● Aim of the exercise
Only the pictures are omitted; repeat all other data exactly.

● Material
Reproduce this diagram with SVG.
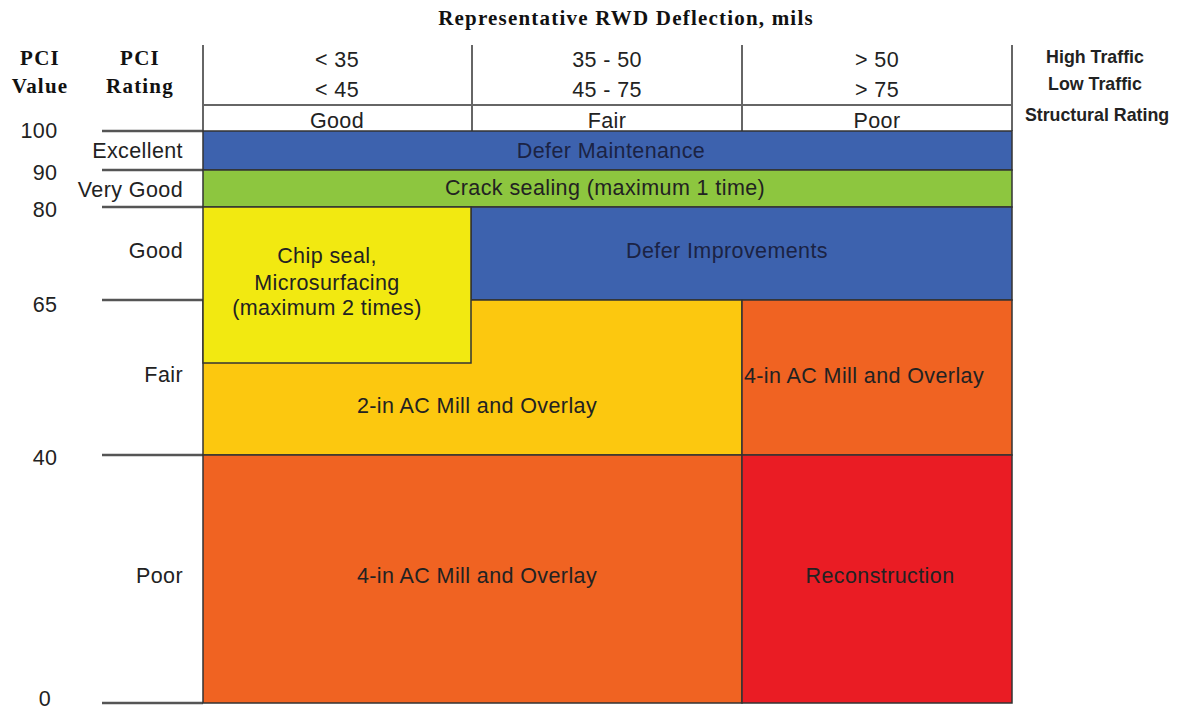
<svg xmlns="http://www.w3.org/2000/svg" width="1178" height="712" viewBox="0 0 1178 712">
<style>
.s{font-family:"Liberation Sans",Arial,sans-serif;font-size:21.5px;letter-spacing:0.4px;fill:#222}
.m{text-anchor:middle}
.e{text-anchor:end}
.hb{font-family:"Liberation Serif","Times New Roman",serif;font-size:21px;letter-spacing:1.2px;font-weight:bold;fill:#111;text-anchor:middle}
.rb{font-family:"Liberation Sans",Arial,sans-serif;font-size:17.8px;font-weight:bold;fill:#222;text-anchor:middle}
.blk{stroke:#333;stroke-width:1.5}
.nv{fill:#1b2344}
.tick{stroke:#555;stroke-width:2.5}
.hl{stroke:#666;stroke-width:2}
</style>
<rect width="1178" height="712" fill="#fff"/>
<g id="header">
<text class="hb" x="626" y="25">Representative RWD Deflection, mils</text>
<text class="hb" x="40" y="65">PCI</text>
<text class="hb" x="40" y="93">Value</text>
<text class="hb" x="140" y="65">PCI</text>
<text class="hb" x="140" y="93">Rating</text>
<text class="s m" x="337" y="67">&lt; 35</text>
<text class="s m" x="337" y="97">&lt; 45</text>
<text class="s m" x="607" y="67">35 - 50</text>
<text class="s m" x="607" y="97">45 - 75</text>
<text class="s m" x="877" y="67">&gt; 50</text>
<text class="s m" x="877" y="97">&gt; 75</text>
<text class="s m" x="337" y="128">Good</text>
<text class="s m" x="607" y="128">Fair</text>
<text class="s m" x="877" y="128">Poor</text>
<text class="rb" x="1095" y="63">High Traffic</text>
<text class="rb" x="1095" y="90">Low Traffic</text>
<text class="rb" x="1097" y="121">Structural Rating</text>
</g>
<g id="axis-labels">
<text class="s m" x="39" y="138">100</text>
<text class="s m" x="45" y="180">90</text>
<text class="s m" x="45" y="217">80</text>
<text class="s m" x="45" y="312">65</text>
<text class="s m" x="45" y="465">40</text>
<text class="s m" x="45" y="706">0</text>
<text class="s e" x="183" y="158">Excellent</text>
<text class="s e" x="183" y="197">Very Good</text>
<text class="s e" x="183" y="258">Good</text>
<text class="s e" x="183" y="382">Fair</text>
<text class="s e" x="183" y="583">Poor</text>
</g>
<g id="connectors">
<line class="hl" x1="203" y1="45" x2="203" y2="131"/>
<line class="hl" x1="472" y1="45" x2="472" y2="131"/>
<line class="hl" x1="742" y1="45" x2="742" y2="131"/>
<line class="hl" x1="1012" y1="45" x2="1012" y2="131"/>
<line class="hl" x1="203" y1="105" x2="1012" y2="105"/>
<line class="tick" x1="102" y1="131" x2="203" y2="131"/>
<line class="tick" x1="102" y1="170" x2="203" y2="170"/>
<line class="tick" x1="102" y1="207" x2="203" y2="207"/>
<line class="tick" x1="102" y1="300" x2="203" y2="300"/>
<line class="tick" x1="102" y1="455" x2="203" y2="455"/>
<line class="tick" x1="102" y1="703" x2="203" y2="703"/>
</g>
<g id="defer-maintenance">
<rect class="blk" x="203" y="131" width="809" height="39" fill="#3d62ae"/>
<text class="s m nv" x="611" y="158">Defer Maintenance</text>
</g>
<g id="crack-sealing">
<rect class="blk" x="203" y="170" width="809" height="37" fill="#8dc63f"/>
<text class="s m" x="605" y="195">Crack sealing (maximum 1 time)</text>
</g>
<g id="defer-improvements">
<rect class="blk" x="471" y="207" width="541" height="93" fill="#3d62ae"/>
<text class="s m nv" x="727" y="258">Defer Improvements</text>
</g>
<g id="mill-2in">
<path class="blk" d="M203 300H742V455H203Z" fill="#fcc80f"/>
<text class="s m" x="477" y="413">2-in AC Mill and Overlay</text>
</g>
<g id="chip-seal">
<rect class="blk" x="203" y="207" width="268" height="156" fill="#f2e911"/>
<text class="s m" x="327" y="263">Chip seal,</text>
<text class="s m" x="327" y="290">Microsurfacing</text>
<text class="s m" x="327" y="315">(maximum 2 times)</text>
</g>
<g id="mill-4in-fair">
<rect class="blk" x="742" y="300" width="270" height="155" fill="#f06322"/>
<text class="s m" x="864" y="383">4-in AC Mill and Overlay</text>
</g>
<g id="mill-4in-poor">
<rect class="blk" x="203" y="455" width="539" height="248" fill="#f06322"/>
<text class="s m" x="477" y="583">4-in AC Mill and Overlay</text>
</g>
<g id="reconstruction">
<rect class="blk" x="742" y="455" width="270" height="248" fill="#ea1c24"/>
<text class="s m" x="880" y="583">Reconstruction</text>
</g>
</svg>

● Result for this task
Reproduce this diagram with SVG.
<svg xmlns="http://www.w3.org/2000/svg" width="1178" height="712" viewBox="0 0 1178 712">
<style>
.s{font-family:"Liberation Sans",Arial,sans-serif;font-size:21.5px;letter-spacing:0.4px;fill:#222}
.m{text-anchor:middle}
.e{text-anchor:end}
.hb{font-family:"Liberation Serif","Times New Roman",serif;font-size:21px;letter-spacing:1.2px;font-weight:bold;fill:#111;text-anchor:middle}
.rb{font-family:"Liberation Sans",Arial,sans-serif;font-size:17.8px;font-weight:bold;fill:#222;text-anchor:middle}
.blk{stroke:#333;stroke-width:1.5}
.nv{fill:#1b2344}
.tick{stroke:#555;stroke-width:2.5}
.hl{stroke:#666;stroke-width:2}
</style>
<rect width="1178" height="712" fill="#fff"/>
<g id="header">
<text class="hb" x="626" y="25">Representative RWD Deflection, mils</text>
<text class="hb" x="40" y="65">PCI</text>
<text class="hb" x="40" y="93">Value</text>
<text class="hb" x="140" y="65">PCI</text>
<text class="hb" x="140" y="93">Rating</text>
<text class="s m" x="337" y="67">&lt; 35</text>
<text class="s m" x="337" y="97">&lt; 45</text>
<text class="s m" x="607" y="67">35 - 50</text>
<text class="s m" x="607" y="97">45 - 75</text>
<text class="s m" x="877" y="67">&gt; 50</text>
<text class="s m" x="877" y="97">&gt; 75</text>
<text class="s m" x="337" y="128">Good</text>
<text class="s m" x="607" y="128">Fair</text>
<text class="s m" x="877" y="128">Poor</text>
<text class="rb" x="1095" y="63">High Traffic</text>
<text class="rb" x="1095" y="90">Low Traffic</text>
<text class="rb" x="1097" y="121">Structural Rating</text>
</g>
<g id="axis-labels">
<text class="s m" x="39" y="138">100</text>
<text class="s m" x="45" y="180">90</text>
<text class="s m" x="45" y="217">80</text>
<text class="s m" x="45" y="312">65</text>
<text class="s m" x="45" y="465">40</text>
<text class="s m" x="45" y="706">0</text>
<text class="s e" x="183" y="158">Excellent</text>
<text class="s e" x="183" y="197">Very Good</text>
<text class="s e" x="183" y="258">Good</text>
<text class="s e" x="183" y="382">Fair</text>
<text class="s e" x="183" y="583">Poor</text>
</g>
<g id="connectors">
<line class="hl" x1="203" y1="45" x2="203" y2="131"/>
<line class="hl" x1="472" y1="45" x2="472" y2="131"/>
<line class="hl" x1="742" y1="45" x2="742" y2="131"/>
<line class="hl" x1="1012" y1="45" x2="1012" y2="131"/>
<line class="hl" x1="203" y1="105" x2="1012" y2="105"/>
<line class="tick" x1="102" y1="131" x2="203" y2="131"/>
<line class="tick" x1="102" y1="170" x2="203" y2="170"/>
<line class="tick" x1="102" y1="207" x2="203" y2="207"/>
<line class="tick" x1="102" y1="300" x2="203" y2="300"/>
<line class="tick" x1="102" y1="455" x2="203" y2="455"/>
<line class="tick" x1="102" y1="703" x2="203" y2="703"/>
</g>
<g id="defer-maintenance">
<rect class="blk" x="203" y="131" width="809" height="39" fill="#3d62ae"/>
<text class="s m nv" x="611" y="158">Defer Maintenance</text>
</g>
<g id="crack-sealing">
<rect class="blk" x="203" y="170" width="809" height="37" fill="#8dc63f"/>
<text class="s m" x="605" y="195">Crack sealing (maximum 1 time)</text>
</g>
<g id="defer-improvements">
<rect class="blk" x="471" y="207" width="541" height="93" fill="#3d62ae"/>
<text class="s m nv" x="727" y="258">Defer Improvements</text>
</g>
<g id="mill-2in">
<path class="blk" d="M203 300H742V455H203Z" fill="#fcc80f"/>
<text class="s m" x="477" y="413">2-in AC Mill and Overlay</text>
</g>
<g id="chip-seal">
<rect class="blk" x="203" y="207" width="268" height="156" fill="#f2e911"/>
<text class="s m" x="327" y="263">Chip seal,</text>
<text class="s m" x="327" y="290">Microsurfacing</text>
<text class="s m" x="327" y="315">(maximum 2 times)</text>
</g>
<g id="mill-4in-fair">
<rect class="blk" x="742" y="300" width="270" height="155" fill="#f06322"/>
<text class="s m" x="864" y="383">4-in AC Mill and Overlay</text>
</g>
<g id="mill-4in-poor">
<rect class="blk" x="203" y="455" width="539" height="248" fill="#f06322"/>
<text class="s m" x="477" y="583">4-in AC Mill and Overlay</text>
</g>
<g id="reconstruction">
<rect class="blk" x="742" y="455" width="270" height="248" fill="#ea1c24"/>
<text class="s m" x="880" y="583">Reconstruction</text>
</g>
</svg>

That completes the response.